**TASK BRIEF**
Collect all lines from the listing that include the string "with".

(Data extracted from a collection)
--------------------------------------------------

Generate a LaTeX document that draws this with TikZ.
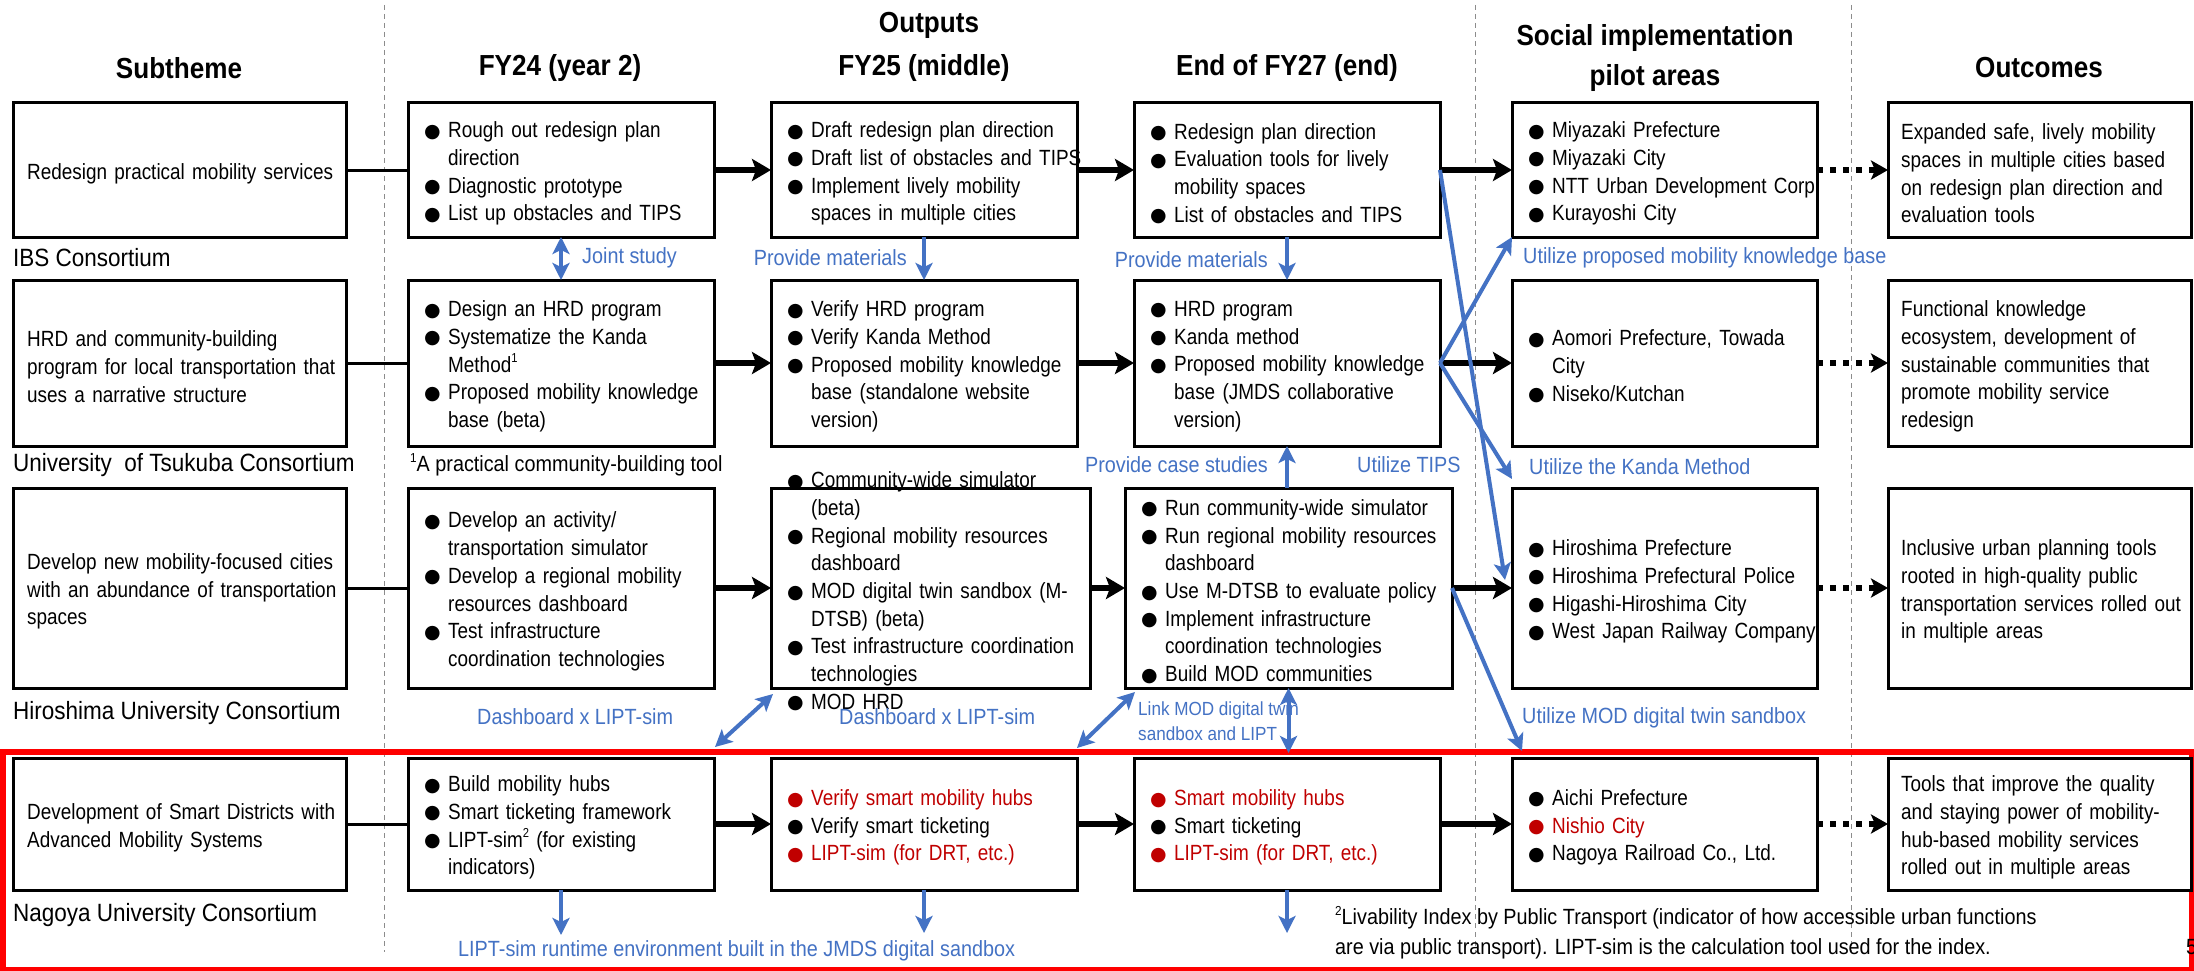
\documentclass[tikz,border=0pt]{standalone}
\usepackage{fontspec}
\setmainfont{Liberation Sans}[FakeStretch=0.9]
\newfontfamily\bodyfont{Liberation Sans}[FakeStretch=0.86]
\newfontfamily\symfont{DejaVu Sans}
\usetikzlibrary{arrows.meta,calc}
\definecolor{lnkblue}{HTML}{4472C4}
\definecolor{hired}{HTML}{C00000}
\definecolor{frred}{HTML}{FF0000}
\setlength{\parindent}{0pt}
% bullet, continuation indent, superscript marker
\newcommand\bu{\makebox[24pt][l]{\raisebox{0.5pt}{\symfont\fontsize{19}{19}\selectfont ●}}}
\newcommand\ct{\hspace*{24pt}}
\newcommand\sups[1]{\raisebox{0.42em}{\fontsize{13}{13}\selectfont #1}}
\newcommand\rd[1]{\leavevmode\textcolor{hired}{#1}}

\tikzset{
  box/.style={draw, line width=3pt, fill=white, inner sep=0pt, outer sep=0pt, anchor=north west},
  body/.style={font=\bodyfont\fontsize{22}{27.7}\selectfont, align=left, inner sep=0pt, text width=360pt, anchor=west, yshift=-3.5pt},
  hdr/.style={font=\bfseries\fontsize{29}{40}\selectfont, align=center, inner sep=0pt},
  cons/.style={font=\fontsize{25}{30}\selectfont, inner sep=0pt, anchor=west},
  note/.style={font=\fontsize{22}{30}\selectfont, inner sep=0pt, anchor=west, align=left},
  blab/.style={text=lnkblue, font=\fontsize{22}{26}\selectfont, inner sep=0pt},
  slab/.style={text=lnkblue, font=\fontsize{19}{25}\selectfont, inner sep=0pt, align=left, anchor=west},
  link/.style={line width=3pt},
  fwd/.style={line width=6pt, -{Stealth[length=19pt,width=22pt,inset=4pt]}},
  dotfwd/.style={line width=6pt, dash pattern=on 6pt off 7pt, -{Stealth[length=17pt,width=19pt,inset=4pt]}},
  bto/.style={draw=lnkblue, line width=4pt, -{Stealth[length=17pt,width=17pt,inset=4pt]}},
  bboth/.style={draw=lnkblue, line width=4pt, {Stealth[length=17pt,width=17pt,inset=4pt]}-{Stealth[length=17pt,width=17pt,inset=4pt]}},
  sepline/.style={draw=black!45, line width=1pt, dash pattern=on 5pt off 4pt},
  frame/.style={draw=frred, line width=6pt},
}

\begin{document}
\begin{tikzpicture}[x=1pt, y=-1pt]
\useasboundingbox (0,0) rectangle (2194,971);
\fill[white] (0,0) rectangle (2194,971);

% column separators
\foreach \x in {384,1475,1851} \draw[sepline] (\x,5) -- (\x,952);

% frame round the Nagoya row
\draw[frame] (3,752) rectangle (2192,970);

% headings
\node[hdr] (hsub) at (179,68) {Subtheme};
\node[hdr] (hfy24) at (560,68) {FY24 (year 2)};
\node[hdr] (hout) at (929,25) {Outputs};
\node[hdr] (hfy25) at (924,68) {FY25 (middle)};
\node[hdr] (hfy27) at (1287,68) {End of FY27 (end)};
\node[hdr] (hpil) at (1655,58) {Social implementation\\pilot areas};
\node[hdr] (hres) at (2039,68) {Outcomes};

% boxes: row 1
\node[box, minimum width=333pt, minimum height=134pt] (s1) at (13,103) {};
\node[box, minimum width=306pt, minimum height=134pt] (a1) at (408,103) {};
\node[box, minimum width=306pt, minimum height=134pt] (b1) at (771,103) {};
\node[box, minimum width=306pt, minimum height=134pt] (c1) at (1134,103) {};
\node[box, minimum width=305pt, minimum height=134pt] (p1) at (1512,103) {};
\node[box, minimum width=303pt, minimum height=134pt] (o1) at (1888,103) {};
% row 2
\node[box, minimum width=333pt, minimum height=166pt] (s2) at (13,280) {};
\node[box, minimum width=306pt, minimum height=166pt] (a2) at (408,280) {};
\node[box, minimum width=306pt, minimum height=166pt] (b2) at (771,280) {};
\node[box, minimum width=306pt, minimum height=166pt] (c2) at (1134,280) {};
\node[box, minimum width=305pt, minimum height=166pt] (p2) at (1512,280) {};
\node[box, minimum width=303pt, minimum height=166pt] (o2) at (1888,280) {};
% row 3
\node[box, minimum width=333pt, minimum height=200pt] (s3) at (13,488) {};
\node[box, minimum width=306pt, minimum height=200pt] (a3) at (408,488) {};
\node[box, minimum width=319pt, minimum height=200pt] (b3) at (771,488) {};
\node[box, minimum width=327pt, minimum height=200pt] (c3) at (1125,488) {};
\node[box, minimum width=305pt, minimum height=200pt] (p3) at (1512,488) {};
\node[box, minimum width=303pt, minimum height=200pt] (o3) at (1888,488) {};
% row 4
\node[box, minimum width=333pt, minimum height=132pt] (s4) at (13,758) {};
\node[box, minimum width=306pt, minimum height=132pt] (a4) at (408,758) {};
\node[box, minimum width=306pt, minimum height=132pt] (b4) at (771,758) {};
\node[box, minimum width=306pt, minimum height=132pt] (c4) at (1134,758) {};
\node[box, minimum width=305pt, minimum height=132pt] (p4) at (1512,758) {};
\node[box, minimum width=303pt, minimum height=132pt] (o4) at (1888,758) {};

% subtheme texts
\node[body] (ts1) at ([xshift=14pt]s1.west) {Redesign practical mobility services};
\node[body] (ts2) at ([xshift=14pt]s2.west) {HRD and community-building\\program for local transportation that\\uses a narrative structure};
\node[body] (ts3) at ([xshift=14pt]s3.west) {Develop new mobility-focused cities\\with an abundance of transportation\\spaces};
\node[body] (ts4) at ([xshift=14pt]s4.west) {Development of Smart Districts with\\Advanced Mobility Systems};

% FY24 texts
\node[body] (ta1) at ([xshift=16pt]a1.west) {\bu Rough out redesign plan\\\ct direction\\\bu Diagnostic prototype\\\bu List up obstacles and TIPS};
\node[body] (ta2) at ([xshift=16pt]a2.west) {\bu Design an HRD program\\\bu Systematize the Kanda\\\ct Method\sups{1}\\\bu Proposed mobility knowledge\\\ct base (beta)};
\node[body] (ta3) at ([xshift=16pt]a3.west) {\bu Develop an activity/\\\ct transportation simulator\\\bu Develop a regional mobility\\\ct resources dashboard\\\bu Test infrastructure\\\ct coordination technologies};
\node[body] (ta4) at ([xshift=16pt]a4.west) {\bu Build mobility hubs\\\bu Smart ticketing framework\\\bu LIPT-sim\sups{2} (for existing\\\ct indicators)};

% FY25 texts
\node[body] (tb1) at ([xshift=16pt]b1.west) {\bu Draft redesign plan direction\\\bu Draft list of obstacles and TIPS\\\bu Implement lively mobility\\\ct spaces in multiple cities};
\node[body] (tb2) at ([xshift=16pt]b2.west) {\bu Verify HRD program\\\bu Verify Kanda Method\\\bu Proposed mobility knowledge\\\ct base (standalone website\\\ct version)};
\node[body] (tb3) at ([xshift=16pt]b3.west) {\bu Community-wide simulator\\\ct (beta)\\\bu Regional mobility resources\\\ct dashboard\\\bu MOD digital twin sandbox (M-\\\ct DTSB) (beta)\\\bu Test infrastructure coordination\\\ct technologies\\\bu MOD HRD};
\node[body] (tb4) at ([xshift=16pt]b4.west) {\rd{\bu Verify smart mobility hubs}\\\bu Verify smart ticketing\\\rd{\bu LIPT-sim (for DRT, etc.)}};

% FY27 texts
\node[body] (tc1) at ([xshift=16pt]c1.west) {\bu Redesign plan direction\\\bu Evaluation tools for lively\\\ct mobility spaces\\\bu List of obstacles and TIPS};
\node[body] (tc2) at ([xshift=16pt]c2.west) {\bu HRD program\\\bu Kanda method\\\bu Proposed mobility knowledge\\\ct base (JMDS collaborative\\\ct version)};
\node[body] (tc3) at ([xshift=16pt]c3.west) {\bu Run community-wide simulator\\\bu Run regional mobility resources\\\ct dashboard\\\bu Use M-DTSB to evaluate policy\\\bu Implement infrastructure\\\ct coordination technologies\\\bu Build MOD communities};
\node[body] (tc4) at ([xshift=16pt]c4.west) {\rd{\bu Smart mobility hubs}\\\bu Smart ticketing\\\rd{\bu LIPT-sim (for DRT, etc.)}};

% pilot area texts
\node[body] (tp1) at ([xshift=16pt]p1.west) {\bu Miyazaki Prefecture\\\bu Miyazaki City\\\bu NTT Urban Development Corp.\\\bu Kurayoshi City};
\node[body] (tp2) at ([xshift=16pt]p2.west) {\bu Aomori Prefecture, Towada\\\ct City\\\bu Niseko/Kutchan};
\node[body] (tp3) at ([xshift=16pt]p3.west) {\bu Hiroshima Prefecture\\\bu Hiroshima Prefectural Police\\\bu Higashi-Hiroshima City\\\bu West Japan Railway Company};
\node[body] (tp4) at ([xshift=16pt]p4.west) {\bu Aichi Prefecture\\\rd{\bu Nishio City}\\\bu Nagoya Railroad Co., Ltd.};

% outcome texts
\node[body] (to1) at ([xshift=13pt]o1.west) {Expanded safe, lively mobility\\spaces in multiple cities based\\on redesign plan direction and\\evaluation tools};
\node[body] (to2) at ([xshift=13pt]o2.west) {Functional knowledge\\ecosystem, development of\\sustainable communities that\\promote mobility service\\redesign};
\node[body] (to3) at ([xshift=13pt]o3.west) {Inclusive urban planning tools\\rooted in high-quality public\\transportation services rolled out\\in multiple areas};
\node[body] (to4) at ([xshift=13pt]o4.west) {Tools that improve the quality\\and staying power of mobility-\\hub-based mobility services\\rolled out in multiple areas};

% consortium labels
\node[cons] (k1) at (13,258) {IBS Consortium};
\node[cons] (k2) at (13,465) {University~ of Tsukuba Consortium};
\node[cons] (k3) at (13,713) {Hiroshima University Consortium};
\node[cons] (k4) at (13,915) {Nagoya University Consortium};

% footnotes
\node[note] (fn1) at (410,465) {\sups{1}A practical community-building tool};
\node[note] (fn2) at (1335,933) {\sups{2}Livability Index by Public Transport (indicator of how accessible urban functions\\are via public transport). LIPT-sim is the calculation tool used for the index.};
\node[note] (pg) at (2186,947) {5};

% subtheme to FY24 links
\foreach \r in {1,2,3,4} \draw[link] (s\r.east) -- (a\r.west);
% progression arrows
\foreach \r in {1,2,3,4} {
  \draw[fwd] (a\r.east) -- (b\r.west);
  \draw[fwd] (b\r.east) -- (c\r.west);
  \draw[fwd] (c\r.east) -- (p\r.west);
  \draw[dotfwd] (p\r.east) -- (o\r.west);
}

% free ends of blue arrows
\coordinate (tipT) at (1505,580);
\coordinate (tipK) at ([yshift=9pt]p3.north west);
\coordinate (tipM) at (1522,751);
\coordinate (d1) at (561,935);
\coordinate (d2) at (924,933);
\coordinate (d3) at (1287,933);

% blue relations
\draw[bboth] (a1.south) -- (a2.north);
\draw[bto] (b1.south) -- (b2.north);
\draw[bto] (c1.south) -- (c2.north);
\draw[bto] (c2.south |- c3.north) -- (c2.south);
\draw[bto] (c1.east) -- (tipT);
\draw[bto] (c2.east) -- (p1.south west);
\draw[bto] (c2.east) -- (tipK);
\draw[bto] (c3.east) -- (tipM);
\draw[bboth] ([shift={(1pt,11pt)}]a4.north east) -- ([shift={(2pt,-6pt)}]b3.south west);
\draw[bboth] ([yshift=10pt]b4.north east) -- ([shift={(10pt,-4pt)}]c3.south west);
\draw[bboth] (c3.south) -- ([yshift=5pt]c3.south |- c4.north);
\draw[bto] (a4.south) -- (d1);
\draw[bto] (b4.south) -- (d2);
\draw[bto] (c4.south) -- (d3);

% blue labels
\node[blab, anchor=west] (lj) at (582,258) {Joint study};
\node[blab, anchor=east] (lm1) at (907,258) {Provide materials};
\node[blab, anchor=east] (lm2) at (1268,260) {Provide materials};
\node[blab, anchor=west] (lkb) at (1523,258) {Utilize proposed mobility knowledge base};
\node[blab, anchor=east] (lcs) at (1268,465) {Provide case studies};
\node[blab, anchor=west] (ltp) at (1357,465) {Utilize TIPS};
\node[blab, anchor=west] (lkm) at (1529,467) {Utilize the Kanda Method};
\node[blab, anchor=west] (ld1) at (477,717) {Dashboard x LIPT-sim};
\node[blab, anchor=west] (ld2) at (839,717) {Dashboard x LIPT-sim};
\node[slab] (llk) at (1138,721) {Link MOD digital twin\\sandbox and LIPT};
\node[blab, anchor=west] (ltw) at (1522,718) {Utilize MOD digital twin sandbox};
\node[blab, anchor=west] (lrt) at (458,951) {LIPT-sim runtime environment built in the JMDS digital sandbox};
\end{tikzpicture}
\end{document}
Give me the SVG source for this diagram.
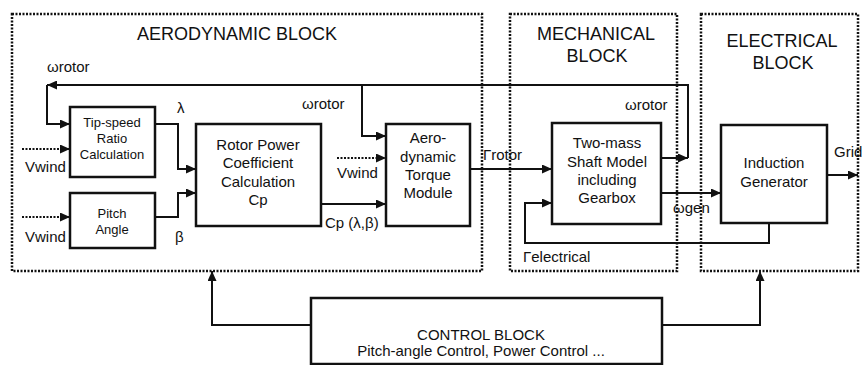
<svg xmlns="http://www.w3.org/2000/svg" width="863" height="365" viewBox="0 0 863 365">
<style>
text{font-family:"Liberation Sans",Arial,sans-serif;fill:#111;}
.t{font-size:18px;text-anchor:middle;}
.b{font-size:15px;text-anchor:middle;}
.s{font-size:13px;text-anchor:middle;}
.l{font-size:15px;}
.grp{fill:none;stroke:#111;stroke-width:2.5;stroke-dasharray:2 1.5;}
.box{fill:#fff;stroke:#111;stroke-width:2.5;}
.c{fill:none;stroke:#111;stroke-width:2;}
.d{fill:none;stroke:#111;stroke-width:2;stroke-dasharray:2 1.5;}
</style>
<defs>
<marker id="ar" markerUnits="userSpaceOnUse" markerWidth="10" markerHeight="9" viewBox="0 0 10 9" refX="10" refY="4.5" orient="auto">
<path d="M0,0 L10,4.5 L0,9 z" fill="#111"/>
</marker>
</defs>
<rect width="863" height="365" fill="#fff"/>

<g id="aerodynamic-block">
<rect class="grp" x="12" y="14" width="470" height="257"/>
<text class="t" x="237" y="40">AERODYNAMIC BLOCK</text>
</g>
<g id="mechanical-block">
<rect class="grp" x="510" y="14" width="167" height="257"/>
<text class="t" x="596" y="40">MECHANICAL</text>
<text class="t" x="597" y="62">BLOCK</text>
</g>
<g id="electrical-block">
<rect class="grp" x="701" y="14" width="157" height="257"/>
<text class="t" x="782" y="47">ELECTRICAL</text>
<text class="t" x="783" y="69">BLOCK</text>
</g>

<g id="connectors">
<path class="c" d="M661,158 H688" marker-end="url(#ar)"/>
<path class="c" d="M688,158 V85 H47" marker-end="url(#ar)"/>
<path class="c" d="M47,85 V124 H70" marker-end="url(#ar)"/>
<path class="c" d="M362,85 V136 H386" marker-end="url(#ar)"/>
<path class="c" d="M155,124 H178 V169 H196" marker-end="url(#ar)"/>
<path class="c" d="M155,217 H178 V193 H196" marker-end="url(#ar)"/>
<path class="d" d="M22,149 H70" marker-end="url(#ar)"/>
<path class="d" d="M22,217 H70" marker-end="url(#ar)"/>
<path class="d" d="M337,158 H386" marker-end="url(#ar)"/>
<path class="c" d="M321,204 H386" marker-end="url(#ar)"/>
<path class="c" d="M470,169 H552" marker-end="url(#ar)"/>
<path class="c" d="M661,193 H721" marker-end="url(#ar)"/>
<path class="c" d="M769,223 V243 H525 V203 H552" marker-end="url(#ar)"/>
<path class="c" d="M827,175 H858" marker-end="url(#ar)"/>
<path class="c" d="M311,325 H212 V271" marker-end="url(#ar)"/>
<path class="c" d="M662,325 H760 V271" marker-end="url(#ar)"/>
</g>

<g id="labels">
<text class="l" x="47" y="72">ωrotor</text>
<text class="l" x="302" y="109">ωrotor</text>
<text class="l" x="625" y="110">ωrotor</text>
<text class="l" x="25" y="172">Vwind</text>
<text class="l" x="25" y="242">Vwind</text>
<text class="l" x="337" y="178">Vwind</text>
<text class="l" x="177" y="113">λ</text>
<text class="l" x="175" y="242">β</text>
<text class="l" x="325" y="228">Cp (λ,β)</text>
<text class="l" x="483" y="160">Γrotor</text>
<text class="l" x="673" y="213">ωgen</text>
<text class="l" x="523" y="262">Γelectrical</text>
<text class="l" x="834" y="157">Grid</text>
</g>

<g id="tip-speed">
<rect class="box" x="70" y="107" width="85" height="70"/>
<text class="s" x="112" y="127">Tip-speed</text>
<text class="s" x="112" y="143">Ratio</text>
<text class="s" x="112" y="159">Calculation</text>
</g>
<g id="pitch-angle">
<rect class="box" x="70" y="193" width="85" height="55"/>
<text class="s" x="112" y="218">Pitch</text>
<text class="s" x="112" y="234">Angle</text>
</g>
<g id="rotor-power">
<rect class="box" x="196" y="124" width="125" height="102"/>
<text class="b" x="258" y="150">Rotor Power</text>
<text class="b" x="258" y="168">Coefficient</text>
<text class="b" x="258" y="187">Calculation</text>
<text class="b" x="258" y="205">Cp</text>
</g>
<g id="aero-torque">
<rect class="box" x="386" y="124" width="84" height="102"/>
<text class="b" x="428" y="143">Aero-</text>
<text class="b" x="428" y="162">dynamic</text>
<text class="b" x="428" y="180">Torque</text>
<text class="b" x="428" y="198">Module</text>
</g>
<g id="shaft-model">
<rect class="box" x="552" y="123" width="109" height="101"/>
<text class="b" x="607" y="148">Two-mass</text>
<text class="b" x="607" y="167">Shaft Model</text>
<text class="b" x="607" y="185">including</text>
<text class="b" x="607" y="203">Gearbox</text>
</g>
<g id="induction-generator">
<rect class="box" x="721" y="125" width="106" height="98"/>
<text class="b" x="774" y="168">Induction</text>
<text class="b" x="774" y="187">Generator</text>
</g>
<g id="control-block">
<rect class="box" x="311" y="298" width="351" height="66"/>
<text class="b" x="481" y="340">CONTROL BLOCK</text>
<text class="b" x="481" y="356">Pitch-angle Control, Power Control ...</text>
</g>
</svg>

--------------------------------------------------

**SOLUTION BELOW**
Generate a LaTeX document that draws this with TikZ.
\node[body] (ts3) at ([xshift=14pt]s3.west) {Develop new mobility-focused cities\\with an abundance of transportation\\spaces};
\node[body] (ts4) at ([xshift=14pt]s4.west) {Development of Smart Districts with\\Advanced Mobility Systems};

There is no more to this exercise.